Allegations of a particular market player being favoured over others were flying thick and fast in the early days of the scam.
A large investor with inside information, allegedly close to Jignesh Shah, quietly sold off investments worth several hundred crores even as 13,000 investors were oblivious of the lurking danger to their holdings in the National Spot Exchange (NSEL).
The Economic Offences Wing (EOW) of Mumbai police is probing a corporate group, which had significant exposure to the National Spot Exchange but exited its positions just before the scam broke out on July 31, 2013. This investor was also one of the largest player in the futures exchange MCX, which then belonged to the Shah-controlled Financial Technologies group.
Allegations of a particular market player being favoured over others were flying thick and fast in the early days of the scam. Some investors had even pointed out a Mumbai-based entity with interests in financial services. The mysterious shrinking and disappearance of NSEL's Rs 800 crore settlement guarantee fund had also added credence to this theory. Conclusive evidence was elusive.
But, the EOW has now stated that this strand of investigation is still alive in its latest chargesheet filed on Monday accusing Financial Technologies group founder Jignesh Shah of criminal conspiracy. "Investigation on this aspect is still in progress," the charge sheet said.
The group, the agency suggested was close to Shah, as both had lending and investment transactions dating back to 2005. Describing the unnamed group and its transactions, the chargesheet said "During investigation, it is disclosed that Jignesh Shah had invested Rs 5 crore (Rs 50 million) in one company through his company La Fin Financial Services in the year 2005. This company along with its sister concerns is one of the largest investors of both MCX as well as NSEL."
The group also had transactions with other FT group entities and directors. EOW has found that this group through one of its arms had invested Rs 5 crore in National Bulk Handling Corp (NBHC) till 2012. NBHC, an FTIL group entity and sister concern of NSEL, which dealt in commodities warehouses, was sold off to India Value Fund, a private equity firm after the NSEL scam broke out.
"They also gave a loan of Rs 2.05 crore to one director of NSEL. This group in spite of largest investor (sic) didn't lose any money and withdrew just before outbreak of this scam. All these indicate towards insider trading in the platform of NSEL," the investigative agency said.

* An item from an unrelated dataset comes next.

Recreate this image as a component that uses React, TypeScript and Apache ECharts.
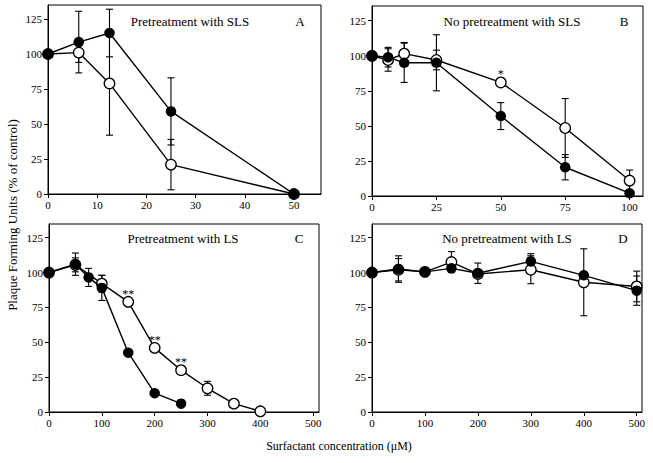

The chargesheet also lists various assets of Shah and his wife Rupal Shah that have been secured/recovered or seized by the agency. These include 20.71 million FTIL shares worth over Rs 602 crore (Rs 6.02 billion) at Wednesday's close of Rs 290.85, 1.2 million shares of Edelweiss financial services, which at Rs 62.30 each, was worth Rs 7.47 crore and investments in instruments of several infrastructure financing institutions such as Indian Railway Finance Corporation, National Highway Authority of India, Power Finance Corp, L&T Infra Finance.
It also listed nine bank accounts with a total credit balance of Rs 13.68 crore. Several houses and land assets of Shah in Mumbai and Pune were also listed in the chargesheet.